The Rieslings from the Eichberg Grand Cru are different again. The richer marl somehow buffers everything—in the vineyard and in the wine. “This plot never suffers from anything,” Valérie says. “No matter if it’s wet or dry, it is always constant.” Indeed, the wines seem creamier, mellower; even the super-bright 2010, with its killer acid, has its own kind of emollience, aligned to power and generosity. But of course we also taste a maturing Gewurztraminer from the cooling limestones of Pfersigberg. The vintage is 2011, the alcohol reaches 13.2%, with a residual sweetness of 50g/l and total acidity between 4.5 and 5g/l. Its aromas and textures are reminiscent of peach skin and garrigue, with something utterly seductive beginning to stir. “It is fascinating to see this wine evolve toward balance,” says Christian. So, yes, these wines need time. We don’t dive deeply into the Pinot Noirs, but the message here is clear, too: “If you have overripe fruit, you lose part of the story,” Christian says.

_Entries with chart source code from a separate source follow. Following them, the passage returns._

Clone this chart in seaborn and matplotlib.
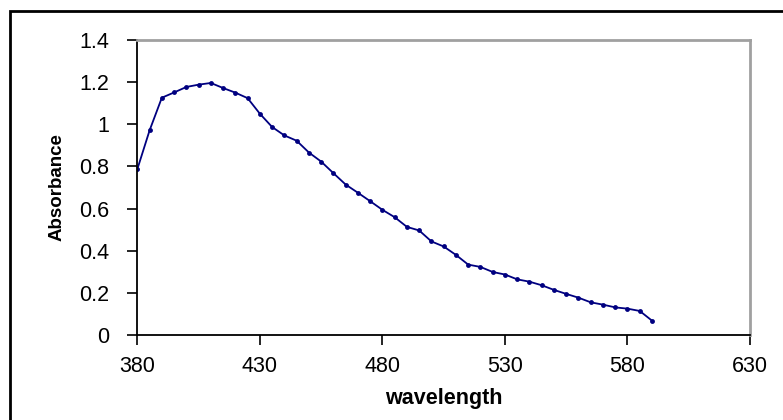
import numpy as np
import pandas as pd
import seaborn as sb
import matplotlib
matplotlib.use('Agg')
import matplotlib.pyplot as plt
from matplotlib.patches import Rectangle

# absorbance spectrum, every 5 nm
wavelength = [380, 385, 390, 395, 400, 405, 410, 415, 420, 425,
              430, 435, 440, 445, 450, 455, 460, 465, 470, 475,
              480, 485, 490, 495, 500, 505, 510, 515, 520, 525,
              530, 535, 540, 545, 550, 555, 560, 565, 570, 575,
              580, 585, 590]
absorbance = [0.787, 0.971, 1.126, 1.151, 1.177, 1.188, 1.196, 1.172, 1.150, 1.124,
              1.050, 0.987, 0.947, 0.922, 0.866, 0.823, 0.768, 0.714, 0.675, 0.635,
              0.594, 0.559, 0.513, 0.496, 0.444, 0.420, 0.380, 0.334, 0.323, 0.299,
              0.287, 0.264, 0.253, 0.236, 0.214, 0.195, 0.177, 0.155, 0.144, 0.131,
              0.125, 0.114, 0.068]
xticks = [380, 430, 480, 530, 580, 630]
yticks = [0, 0.2, 0.4, 0.6, 0.8, 1, 1.2, 1.4]
ytick_labels = ['0', '0.2', '0.4', '0.6', '0.8', '1', '1.2', '1.4']

df = pd.DataFrame({'wavelength': wavelength, 'Absorbance': absorbance})

sb.set_style('ticks')
plt.rcParams['font.family'] = ['Liberation Sans', 'DejaVu Sans']
plt.rcParams['text.color'] = 'black'
plt.rcParams['axes.labelcolor'] = 'black'

fig = plt.figure(figsize=(7.83, 4.20), dpi=100)
ax = fig.add_axes([0.1754, 0.2024, 0.9579 - 0.1754, 0.9048 - 0.2024])

sb.lineplot(data=df, x='wavelength', y='Absorbance', ax=ax, color='#000080',
            linewidth=1.3, marker='o', markersize=3.5, markeredgewidth=0)

ax.set_xlim(380, 630)
ax.set_ylim(0, 1.4)
ax.set_xticks(xticks)
ax.set_xticklabels([str(t) for t in xticks])
ax.set_yticks(yticks)
ax.set_yticklabels(ytick_labels)
ax.tick_params(axis='both', labelsize=15.5, colors='black', length=7, width=1.2,
               direction='out')
ax.tick_params(axis='y', pad=13)
ax.tick_params(axis='x', pad=8)

ax.set_xlabel('wavelength', fontsize=15.5, fontweight='bold', labelpad=8, color='black')
ax.set_ylabel('Absorbance', fontsize=13.5, fontweight='bold', labelpad=10, color='black')

for s in ['left', 'bottom']:
    ax.spines[s].set_color('black')
    ax.spines[s].set_linewidth(1.3)
for s in ['top', 'right']:
    ax.spines[s].set_visible(True)
    ax.spines[s].set_color('#a0a0a0')
    ax.spines[s].set_linewidth(2)

# outer chart border (cut off on the right and bottom like the original)
fig.patches.append(Rectangle((10 / 783, -0.1), 1.2, 1 - 11 / 420 + 0.1,
                             transform=fig.transFigure, fill=False,
                             edgecolor='black', linewidth=2))

fig.savefig('out.png', dpi=100)
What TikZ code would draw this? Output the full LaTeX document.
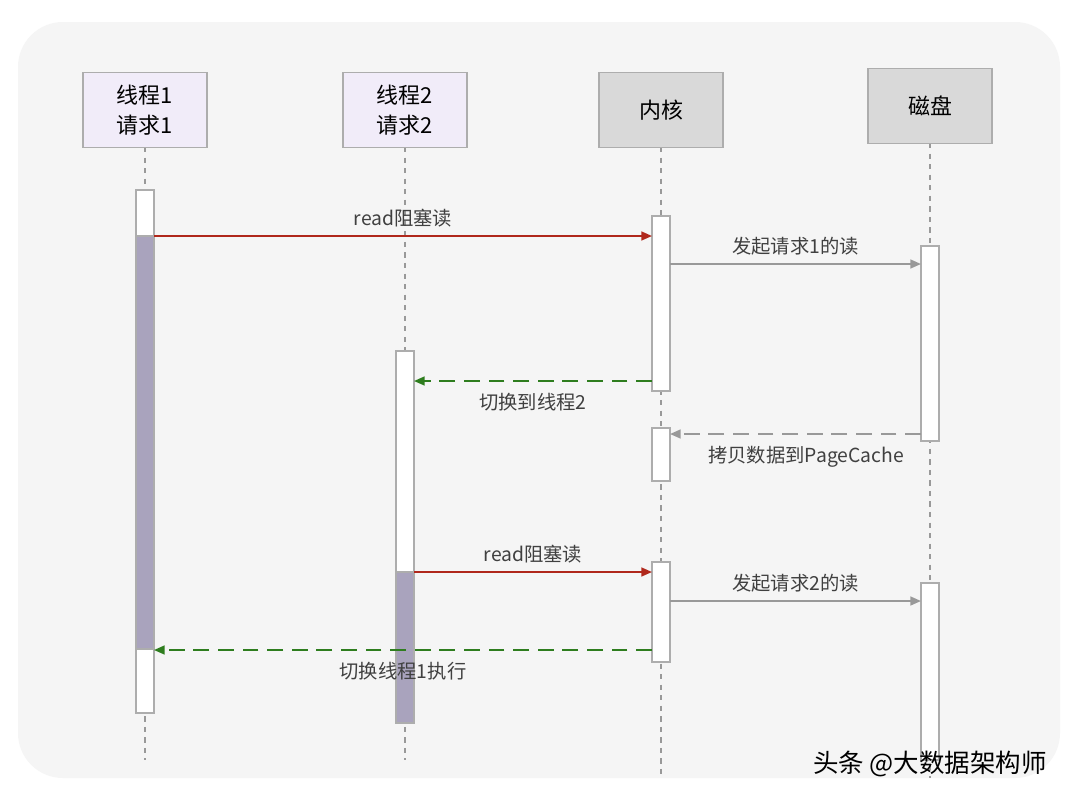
\documentclass[tikz,border=0pt]{standalone}
\usepackage{fontspec}
\setmainfont{Noto Sans CJK SC}
\usetikzlibrary{arrows.meta}
\definecolor{bg}{HTML}{F5F5F5}
\definecolor{lav}{HTML}{F1ECF9}
\definecolor{hdr}{HTML}{D9D9D9}
\definecolor{busy}{HTML}{A9A3BD}
\definecolor{rd}{HTML}{B0281C}
\definecolor{gr}{HTML}{2E7D1E}
\definecolor{gy}{HTML}{999999}
\begin{document}
\begin{tikzpicture}[x=0.02cm,y=-0.02cm,
  hbox/.style={draw=gy!80,line width=0.6pt,minimum width=2.48cm,minimum height=1.5cm,align=center,font=\fontsize{12.5}{17}\selectfont},
  life/.style={draw=gy,dashed,line width=0.6pt},
  act/.style={draw=gy!80,fill=white,line width=0.6pt},
  lbl/.style={font=\fontsize{11}{13}\selectfont,text=black!75},
  msg/.style={line width=1pt,-{Triangle[length=6pt,width=5pt]}}]
\useasboundingbox (0,0) rectangle (1080,799);
\fill[white] (0,0) rectangle (1080,799);
\fill[bg,rounded corners=0.9cm] (18,22) rectangle (1060,778);
% lifelines
\draw[life] (145,147) -- (145,760);
\draw[life] (405,147) -- (405,760);
\draw[life] (661,147) -- (661,778);
\draw[life] (930,143) -- (930,778);
% headers
\node[hbox,fill=lav] (t1) at (145,110) {线程1\\请求1};
\node[hbox,fill=lav] (t2) at (405,110) {线程2\\请求2};
\node[hbox,fill=hdr] (k) at (661,110) {内核};
\node[hbox,fill=hdr] (d) at (930,106) {磁盘};
% activations
\draw[act] (136,190) rectangle (154,713);
\draw[gy!80,fill=busy,line width=0.6pt] (136,236) rectangle (154,649);
\draw[act] (396,351) rectangle (414,723);
\draw[gy!80,fill=busy,line width=0.6pt] (396,572) rectangle (414,723);
\draw[act] (652,216) rectangle (670,391);
\draw[act] (652,428) rectangle (670,481);
\draw[act] (652,562) rectangle (670,662);
\draw[act] (921,246) rectangle (939,441);
\draw[act] (921,583) rectangle (939,760);
% messages
\coordinate (a1) at (154,236); \coordinate (b1) at (652,236);
\draw[msg,rd] (a1) -- node[lbl,above=1pt]{read阻塞读} (b1);
\coordinate (a2) at (670,264); \coordinate (b2) at (921,264);
\draw[msg,gy] (a2) -- node[lbl,above=1pt]{发起请求1的读} (b2);
\coordinate (a3) at (652,381); \coordinate (b3) at (414,381);
\draw[msg,gr,dashed,dash pattern=on 9pt off 5pt] (a3) -- node[lbl,below=3pt]{切换到线程2} (b3);
\coordinate (a4) at (921,434); \coordinate (b4) at (670,434);
\draw[msg,gy,dashed,dash pattern=on 9pt off 5pt] (a4) -- node[lbl,below=3pt,xshift=6pt]{拷贝数据到PageCache} (b4);
\coordinate (a5) at (414,572); \coordinate (b5) at (652,572);
\draw[msg,rd] (a5) -- node[lbl,above=1pt]{read阻塞读} (b5);
\coordinate (a6) at (670,601); \coordinate (b6) at (921,601);
\draw[msg,gy] (a6) -- node[lbl,above=1pt]{发起请求2的读} (b6);
\coordinate (a7) at (652,650); \coordinate (b7) at (154,650);
\draw[msg,gr,dashed,dash pattern=on 9pt off 5pt] (a7) -- node[lbl,below=3pt]{切换线程1执行} (b7);
\node[font=\fontsize{14.5}{16}\selectfont,text=black] (wm) at (930,764) {头条 @大数据架构师};
\end{tikzpicture}
\end{document}
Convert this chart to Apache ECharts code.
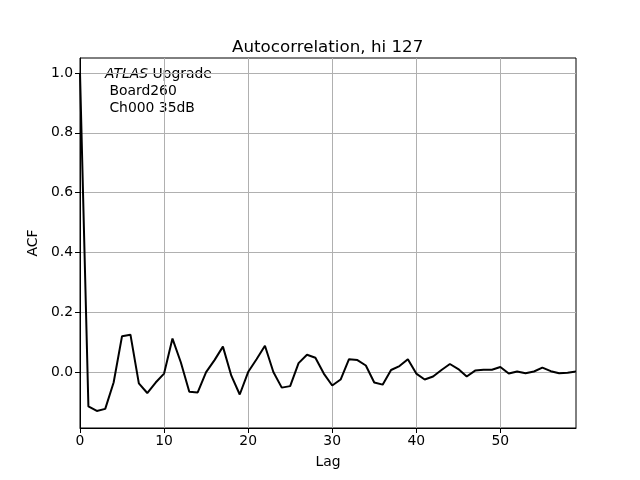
<!DOCTYPE html>
<html>
<head>
<meta charset="utf-8">
<script src="https://cdn.jsdelivr.net/npm/echarts@6/dist/echarts.min.js"></script>
<style>html,body{margin:0;padding:0;background:#fff}#c{width:640px;height:480px}</style>
</head>
<body>
<div id="c"></div>
<script>
const lags = [];
for (let i = 0; i <= 59; i++) lags.push(i);
const acf = [1.0, -0.115, -0.13, -0.123, -0.035, 0.12, 0.125, -0.038, -0.07, -0.035,
  -0.005, 0.112, 0.032, -0.066, -0.068, 0.0, 0.04, 0.085, -0.012, -0.075,
  0.0, 0.043, 0.088, 0.0, -0.052, -0.047, 0.03, 0.058, 0.048, -0.005,
  -0.045, -0.025, 0.043, 0.04, 0.022, -0.035, -0.042, 0.007, 0.02, 0.043,
  -0.005, -0.025, -0.015, 0.007, 0.027, 0.01, -0.015, 0.005, 0.008, 0.008,
  0.017, -0.005, 0.002, -0.004, 0.002, 0.015, 0.003, -0.004, -0.002, 0.002];
const yTicks = [0, 0.2, 0.4, 0.6, 0.8, 1.0];
const xTicks = [0, 10, 20, 30, 40, 50];
const titleText = 'Autocorrelation, hi 127';

const chart = echarts.init(document.getElementById('c'), null, {renderer: 'canvas'});
const font = 'DejaVu Sans';
const fs = 13.9;
chart.setOption({
  animation: false,
  backgroundColor: '#fff',
  title: {
    text: titleText, left: 227, top: 34,
    textStyle: {fontFamily: font, fontSize: 16.7, fontWeight: 'normal', color: '#000'}
  },
  grid: {left: 80, right: 64, top: 58, bottom: 52, show: true, borderColor: '#000', borderWidth: 1, backgroundColor: 'transparent'},
  xAxis: {
    type: 'value', min: 0, max: 59,
    name: 'Lag', nameLocation: 'middle', nameGap: 27,
    nameTextStyle: {fontFamily: font, fontSize: fs, color: '#000'},
    axisLine: {show: true, onZero: false, lineStyle: {color: '#000', width: 1}},
    axisTick: {show: true, length: 5, lineStyle: {color: '#000'}, customValues: xTicks},
    axisLabel: {fontFamily: font, fontSize: fs, color: '#000', margin: 6, customValues: xTicks},
    splitLine: {show: true, lineStyle: {color: '#b0b0b0', width: 1}}
  },
  yAxis: {
    type: 'value', min: -0.187, max: 1.05,
    name: 'ACF', nameLocation: 'middle', nameGap: 38, nameRotate: 90,
    nameTextStyle: {fontFamily: font, fontSize: fs, color: '#000'},
    axisLine: {show: true, onZero: false, lineStyle: {color: '#000', width: 1}},
    axisTick: {show: true, length: 5, lineStyle: {color: '#000'}, customValues: yTicks},
    axisLabel: {fontFamily: font, fontSize: fs, color: '#000', margin: 7, customValues: yTicks,
      formatter: v => v.toFixed(1)},
    splitLine: {show: true, lineStyle: {color: '#b0b0b0', width: 1}}
  },
  graphic: [{
    type: 'text', left: 105, top: 66,
    style: {
      text: '{i|ATLAS} Upgrade\n Board260\n Ch000 35dB',
      fontFamily: font, fontSize: fs, fill: '#000', lineHeight: 17,
      rich: {i: {fontStyle: 'italic', fontFamily: font, fontSize: fs, lineHeight: 17}}
    }
  }],
  series: [{
    type: 'line', data: lags.map((l, i) => [l, acf[i]]),
    showSymbol: false, symbol: 'none',
    lineStyle: {color: '#000', width: 2},
    clip: true
  }]
});
</script>
</body>
</html>
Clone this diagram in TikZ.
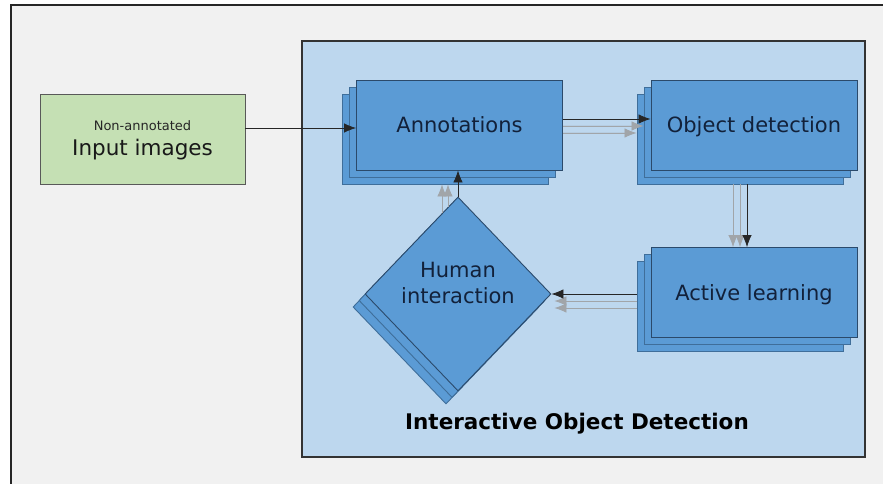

Valérie and Christian know exactly where they want to go with their wines. They tend their vines and vineyards with gentle gardeners’ hands, move with the seasons, and every year there is a touch more finesse. Both are curious about the world’s wines, and look both to Alsace and beyond for inspiration. Because there is so much to say and explore about Riesling, we don’t even talk about their Crémant d’Alsace. Their top cuvée is based on Pinot Noir and Chardonnay grown on limestone, aged on lees for five years, and disgorged without dosage. It is grown-up, complex, and savory; it has no need of sweetening, since it shows off the generous sunshine of Alsace, as well as the care and talent with which it is made. A central shaft of brilliant, bright freshness reveals it all. Of course there is only one person after whom it could have been named: the scholarly, exacting, diligent, and inquisitive grandfather: Cuvée Emile Victor. 

Notes

1 The Prussian victory over France in the 1870–71 Franco-Prussian War led to the foundation of the Deutsches Reich into which Alsace was incorporated. Ever since Europe emerged from the Dark Ages, through the Merovingian and Carolingian eras, Alsace had been a feudal territory of aristocratic and ecclesiastical estates in the collection of statelets (electorates, duchies, kingdoms, free imperial cities…) that became known as the Holy Roman Empire of the German Nation. Under Louis XIV, Alsace became French from 1648 onward, until it became German again in 1871.

2 Homo Egisheimiensis remains can still be seen in the Musée Unterlinden in Colmar.